» Your goal:
Repeat the material verbatim and drop the pictures.

» Supplied data:

────────

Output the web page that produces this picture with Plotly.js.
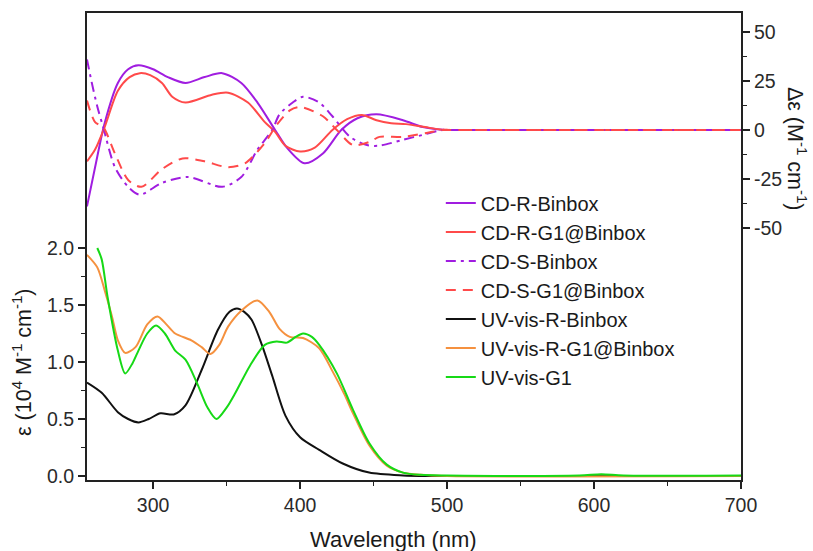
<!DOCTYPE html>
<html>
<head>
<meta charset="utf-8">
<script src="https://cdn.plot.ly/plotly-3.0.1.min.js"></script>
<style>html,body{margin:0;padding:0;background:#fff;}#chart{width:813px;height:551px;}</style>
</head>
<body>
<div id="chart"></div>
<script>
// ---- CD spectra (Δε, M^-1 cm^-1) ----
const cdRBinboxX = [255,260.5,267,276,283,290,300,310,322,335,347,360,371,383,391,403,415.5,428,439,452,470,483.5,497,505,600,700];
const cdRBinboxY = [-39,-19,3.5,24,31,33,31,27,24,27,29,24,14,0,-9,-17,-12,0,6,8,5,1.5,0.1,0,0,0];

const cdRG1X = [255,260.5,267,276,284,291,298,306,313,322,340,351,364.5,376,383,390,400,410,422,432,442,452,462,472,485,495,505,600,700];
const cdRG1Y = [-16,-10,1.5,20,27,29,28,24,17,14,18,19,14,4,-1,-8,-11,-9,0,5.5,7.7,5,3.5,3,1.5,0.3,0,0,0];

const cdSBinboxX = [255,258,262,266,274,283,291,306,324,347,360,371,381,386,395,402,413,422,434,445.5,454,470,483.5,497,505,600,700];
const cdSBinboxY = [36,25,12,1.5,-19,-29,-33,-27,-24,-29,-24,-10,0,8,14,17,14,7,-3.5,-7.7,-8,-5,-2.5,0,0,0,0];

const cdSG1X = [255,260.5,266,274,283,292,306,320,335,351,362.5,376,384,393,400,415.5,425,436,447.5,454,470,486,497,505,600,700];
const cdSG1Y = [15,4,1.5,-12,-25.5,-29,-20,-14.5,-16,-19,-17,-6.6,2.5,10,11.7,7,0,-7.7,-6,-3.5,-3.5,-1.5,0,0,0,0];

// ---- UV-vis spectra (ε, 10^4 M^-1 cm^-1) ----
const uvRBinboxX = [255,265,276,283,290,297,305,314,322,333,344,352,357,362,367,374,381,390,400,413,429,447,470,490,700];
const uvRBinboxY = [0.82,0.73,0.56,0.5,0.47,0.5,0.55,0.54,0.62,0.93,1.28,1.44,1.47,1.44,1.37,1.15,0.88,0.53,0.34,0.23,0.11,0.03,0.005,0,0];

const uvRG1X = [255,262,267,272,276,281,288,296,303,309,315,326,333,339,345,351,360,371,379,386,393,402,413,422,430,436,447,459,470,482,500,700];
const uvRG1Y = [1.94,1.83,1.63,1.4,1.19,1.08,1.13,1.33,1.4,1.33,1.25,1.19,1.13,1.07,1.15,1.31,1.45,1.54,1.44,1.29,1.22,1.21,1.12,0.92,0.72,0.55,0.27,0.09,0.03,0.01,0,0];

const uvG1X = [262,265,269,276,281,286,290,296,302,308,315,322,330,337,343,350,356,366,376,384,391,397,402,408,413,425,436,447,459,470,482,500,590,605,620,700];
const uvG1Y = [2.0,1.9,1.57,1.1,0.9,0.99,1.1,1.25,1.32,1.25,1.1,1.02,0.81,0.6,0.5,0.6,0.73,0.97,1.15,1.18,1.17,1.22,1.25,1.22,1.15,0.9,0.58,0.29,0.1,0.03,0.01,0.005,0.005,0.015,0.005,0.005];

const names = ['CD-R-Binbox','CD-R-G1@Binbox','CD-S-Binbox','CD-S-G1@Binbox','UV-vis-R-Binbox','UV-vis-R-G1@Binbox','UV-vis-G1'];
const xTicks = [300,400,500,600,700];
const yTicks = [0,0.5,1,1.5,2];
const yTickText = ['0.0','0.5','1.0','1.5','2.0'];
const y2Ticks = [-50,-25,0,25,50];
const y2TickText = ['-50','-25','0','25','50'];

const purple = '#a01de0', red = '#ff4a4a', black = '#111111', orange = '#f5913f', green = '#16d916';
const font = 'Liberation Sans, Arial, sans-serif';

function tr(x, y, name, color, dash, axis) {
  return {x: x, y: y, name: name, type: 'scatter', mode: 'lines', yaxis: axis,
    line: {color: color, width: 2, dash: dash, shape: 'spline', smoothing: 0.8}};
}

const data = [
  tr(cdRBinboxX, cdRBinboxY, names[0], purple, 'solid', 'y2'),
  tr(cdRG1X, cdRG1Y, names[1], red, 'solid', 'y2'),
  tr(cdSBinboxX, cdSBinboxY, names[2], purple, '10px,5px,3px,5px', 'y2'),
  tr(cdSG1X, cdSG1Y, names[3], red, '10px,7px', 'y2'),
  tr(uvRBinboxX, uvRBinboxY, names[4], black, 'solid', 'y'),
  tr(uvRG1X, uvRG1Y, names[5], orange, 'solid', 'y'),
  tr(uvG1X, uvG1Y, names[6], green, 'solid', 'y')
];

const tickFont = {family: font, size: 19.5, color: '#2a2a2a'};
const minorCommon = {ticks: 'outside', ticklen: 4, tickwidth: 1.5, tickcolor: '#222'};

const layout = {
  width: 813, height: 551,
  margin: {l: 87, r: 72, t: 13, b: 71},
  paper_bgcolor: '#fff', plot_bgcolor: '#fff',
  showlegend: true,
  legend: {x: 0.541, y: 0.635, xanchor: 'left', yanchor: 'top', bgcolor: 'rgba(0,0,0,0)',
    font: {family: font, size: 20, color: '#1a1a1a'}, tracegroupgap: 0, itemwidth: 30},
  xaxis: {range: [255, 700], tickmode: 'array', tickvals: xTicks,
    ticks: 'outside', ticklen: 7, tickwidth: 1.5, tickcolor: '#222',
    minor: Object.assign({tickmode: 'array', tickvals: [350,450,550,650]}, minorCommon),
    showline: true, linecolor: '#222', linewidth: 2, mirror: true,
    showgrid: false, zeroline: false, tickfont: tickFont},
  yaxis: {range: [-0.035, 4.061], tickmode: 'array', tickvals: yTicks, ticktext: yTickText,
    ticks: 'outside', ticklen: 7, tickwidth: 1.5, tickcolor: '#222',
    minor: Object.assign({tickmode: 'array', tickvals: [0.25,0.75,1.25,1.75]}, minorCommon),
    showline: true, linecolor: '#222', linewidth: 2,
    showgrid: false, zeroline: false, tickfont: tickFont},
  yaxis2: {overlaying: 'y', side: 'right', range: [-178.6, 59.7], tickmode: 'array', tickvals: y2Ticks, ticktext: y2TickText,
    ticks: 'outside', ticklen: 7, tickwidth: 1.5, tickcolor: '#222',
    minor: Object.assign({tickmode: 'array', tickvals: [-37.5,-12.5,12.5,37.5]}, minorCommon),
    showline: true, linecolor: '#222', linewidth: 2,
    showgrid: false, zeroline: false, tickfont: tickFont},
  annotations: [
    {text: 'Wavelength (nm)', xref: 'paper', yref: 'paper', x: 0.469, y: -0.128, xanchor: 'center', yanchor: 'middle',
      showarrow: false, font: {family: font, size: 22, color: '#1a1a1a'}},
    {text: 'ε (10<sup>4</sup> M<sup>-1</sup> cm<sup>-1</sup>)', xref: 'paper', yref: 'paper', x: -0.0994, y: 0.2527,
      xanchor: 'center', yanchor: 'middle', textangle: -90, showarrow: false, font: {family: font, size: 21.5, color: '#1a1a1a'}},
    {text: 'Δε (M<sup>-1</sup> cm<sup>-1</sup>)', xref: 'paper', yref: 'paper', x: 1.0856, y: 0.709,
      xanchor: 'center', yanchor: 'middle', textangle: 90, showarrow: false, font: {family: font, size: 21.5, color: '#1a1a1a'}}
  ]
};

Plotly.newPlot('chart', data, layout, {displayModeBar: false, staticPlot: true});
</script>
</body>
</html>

────────

» Answer in full:
Output the web page that produces this picture with Plotly.js.
<!DOCTYPE html>
<html>
<head>
<meta charset="utf-8">
<script src="https://cdn.plot.ly/plotly-3.0.1.min.js"></script>
<style>html,body{margin:0;padding:0;background:#fff;}#chart{width:813px;height:551px;}</style>
</head>
<body>
<div id="chart"></div>
<script>
// ---- CD spectra (Δε, M^-1 cm^-1) ----
const cdRBinboxX = [255,260.5,267,276,283,290,300,310,322,335,347,360,371,383,391,403,415.5,428,439,452,470,483.5,497,505,600,700];
const cdRBinboxY = [-39,-19,3.5,24,31,33,31,27,24,27,29,24,14,0,-9,-17,-12,0,6,8,5,1.5,0.1,0,0,0];

const cdRG1X = [255,260.5,267,276,284,291,298,306,313,322,340,351,364.5,376,383,390,400,410,422,432,442,452,462,472,485,495,505,600,700];
const cdRG1Y = [-16,-10,1.5,20,27,29,28,24,17,14,18,19,14,4,-1,-8,-11,-9,0,5.5,7.7,5,3.5,3,1.5,0.3,0,0,0];

const cdSBinboxX = [255,258,262,266,274,283,291,306,324,347,360,371,381,386,395,402,413,422,434,445.5,454,470,483.5,497,505,600,700];
const cdSBinboxY = [36,25,12,1.5,-19,-29,-33,-27,-24,-29,-24,-10,0,8,14,17,14,7,-3.5,-7.7,-8,-5,-2.5,0,0,0,0];

const cdSG1X = [255,260.5,266,274,283,292,306,320,335,351,362.5,376,384,393,400,415.5,425,436,447.5,454,470,486,497,505,600,700];
const cdSG1Y = [15,4,1.5,-12,-25.5,-29,-20,-14.5,-16,-19,-17,-6.6,2.5,10,11.7,7,0,-7.7,-6,-3.5,-3.5,-1.5,0,0,0,0];

// ---- UV-vis spectra (ε, 10^4 M^-1 cm^-1) ----
const uvRBinboxX = [255,265,276,283,290,297,305,314,322,333,344,352,357,362,367,374,381,390,400,413,429,447,470,490,700];
const uvRBinboxY = [0.82,0.73,0.56,0.5,0.47,0.5,0.55,0.54,0.62,0.93,1.28,1.44,1.47,1.44,1.37,1.15,0.88,0.53,0.34,0.23,0.11,0.03,0.005,0,0];

const uvRG1X = [255,262,267,272,276,281,288,296,303,309,315,326,333,339,345,351,360,371,379,386,393,402,413,422,430,436,447,459,470,482,500,700];
const uvRG1Y = [1.94,1.83,1.63,1.4,1.19,1.08,1.13,1.33,1.4,1.33,1.25,1.19,1.13,1.07,1.15,1.31,1.45,1.54,1.44,1.29,1.22,1.21,1.12,0.92,0.72,0.55,0.27,0.09,0.03,0.01,0,0];

const uvG1X = [262,265,269,276,281,286,290,296,302,308,315,322,330,337,343,350,356,366,376,384,391,397,402,408,413,425,436,447,459,470,482,500,590,605,620,700];
const uvG1Y = [2.0,1.9,1.57,1.1,0.9,0.99,1.1,1.25,1.32,1.25,1.1,1.02,0.81,0.6,0.5,0.6,0.73,0.97,1.15,1.18,1.17,1.22,1.25,1.22,1.15,0.9,0.58,0.29,0.1,0.03,0.01,0.005,0.005,0.015,0.005,0.005];

const names = ['CD-R-Binbox','CD-R-G1@Binbox','CD-S-Binbox','CD-S-G1@Binbox','UV-vis-R-Binbox','UV-vis-R-G1@Binbox','UV-vis-G1'];
const xTicks = [300,400,500,600,700];
const yTicks = [0,0.5,1,1.5,2];
const yTickText = ['0.0','0.5','1.0','1.5','2.0'];
const y2Ticks = [-50,-25,0,25,50];
const y2TickText = ['-50','-25','0','25','50'];

const purple = '#a01de0', red = '#ff4a4a', black = '#111111', orange = '#f5913f', green = '#16d916';
const font = 'Liberation Sans, Arial, sans-serif';

function tr(x, y, name, color, dash, axis) {
  return {x: x, y: y, name: name, type: 'scatter', mode: 'lines', yaxis: axis,
    line: {color: color, width: 2, dash: dash, shape: 'spline', smoothing: 0.8}};
}

const data = [
  tr(cdRBinboxX, cdRBinboxY, names[0], purple, 'solid', 'y2'),
  tr(cdRG1X, cdRG1Y, names[1], red, 'solid', 'y2'),
  tr(cdSBinboxX, cdSBinboxY, names[2], purple, '10px,5px,3px,5px', 'y2'),
  tr(cdSG1X, cdSG1Y, names[3], red, '10px,7px', 'y2'),
  tr(uvRBinboxX, uvRBinboxY, names[4], black, 'solid', 'y'),
  tr(uvRG1X, uvRG1Y, names[5], orange, 'solid', 'y'),
  tr(uvG1X, uvG1Y, names[6], green, 'solid', 'y')
];

const tickFont = {family: font, size: 19.5, color: '#2a2a2a'};
const minorCommon = {ticks: 'outside', ticklen: 4, tickwidth: 1.5, tickcolor: '#222'};

const layout = {
  width: 813, height: 551,
  margin: {l: 87, r: 72, t: 13, b: 71},
  paper_bgcolor: '#fff', plot_bgcolor: '#fff',
  showlegend: true,
  legend: {x: 0.541, y: 0.635, xanchor: 'left', yanchor: 'top', bgcolor: 'rgba(0,0,0,0)',
    font: {family: font, size: 20, color: '#1a1a1a'}, tracegroupgap: 0, itemwidth: 30},
  xaxis: {range: [255, 700], tickmode: 'array', tickvals: xTicks,
    ticks: 'outside', ticklen: 7, tickwidth: 1.5, tickcolor: '#222',
    minor: Object.assign({tickmode: 'array', tickvals: [350,450,550,650]}, minorCommon),
    showline: true, linecolor: '#222', linewidth: 2, mirror: true,
    showgrid: false, zeroline: false, tickfont: tickFont},
  yaxis: {range: [-0.035, 4.061], tickmode: 'array', tickvals: yTicks, ticktext: yTickText,
    ticks: 'outside', ticklen: 7, tickwidth: 1.5, tickcolor: '#222',
    minor: Object.assign({tickmode: 'array', tickvals: [0.25,0.75,1.25,1.75]}, minorCommon),
    showline: true, linecolor: '#222', linewidth: 2,
    showgrid: false, zeroline: false, tickfont: tickFont},
  yaxis2: {overlaying: 'y', side: 'right', range: [-178.6, 59.7], tickmode: 'array', tickvals: y2Ticks, ticktext: y2TickText,
    ticks: 'outside', ticklen: 7, tickwidth: 1.5, tickcolor: '#222',
    minor: Object.assign({tickmode: 'array', tickvals: [-37.5,-12.5,12.5,37.5]}, minorCommon),
    showline: true, linecolor: '#222', linewidth: 2,
    showgrid: false, zeroline: false, tickfont: tickFont},
  annotations: [
    {text: 'Wavelength (nm)', xref: 'paper', yref: 'paper', x: 0.469, y: -0.128, xanchor: 'center', yanchor: 'middle',
      showarrow: false, font: {family: font, size: 22, color: '#1a1a1a'}},
    {text: 'ε (10<sup>4</sup> M<sup>-1</sup> cm<sup>-1</sup>)', xref: 'paper', yref: 'paper', x: -0.0994, y: 0.2527,
      xanchor: 'center', yanchor: 'middle', textangle: -90, showarrow: false, font: {family: font, size: 21.5, color: '#1a1a1a'}},
    {text: 'Δε (M<sup>-1</sup> cm<sup>-1</sup>)', xref: 'paper', yref: 'paper', x: 1.0856, y: 0.709,
      xanchor: 'center', yanchor: 'middle', textangle: 90, showarrow: false, font: {family: font, size: 21.5, color: '#1a1a1a'}}
  ]
};

Plotly.newPlot('chart', data, layout, {displayModeBar: false, staticPlot: true});
</script>
</body>
</html>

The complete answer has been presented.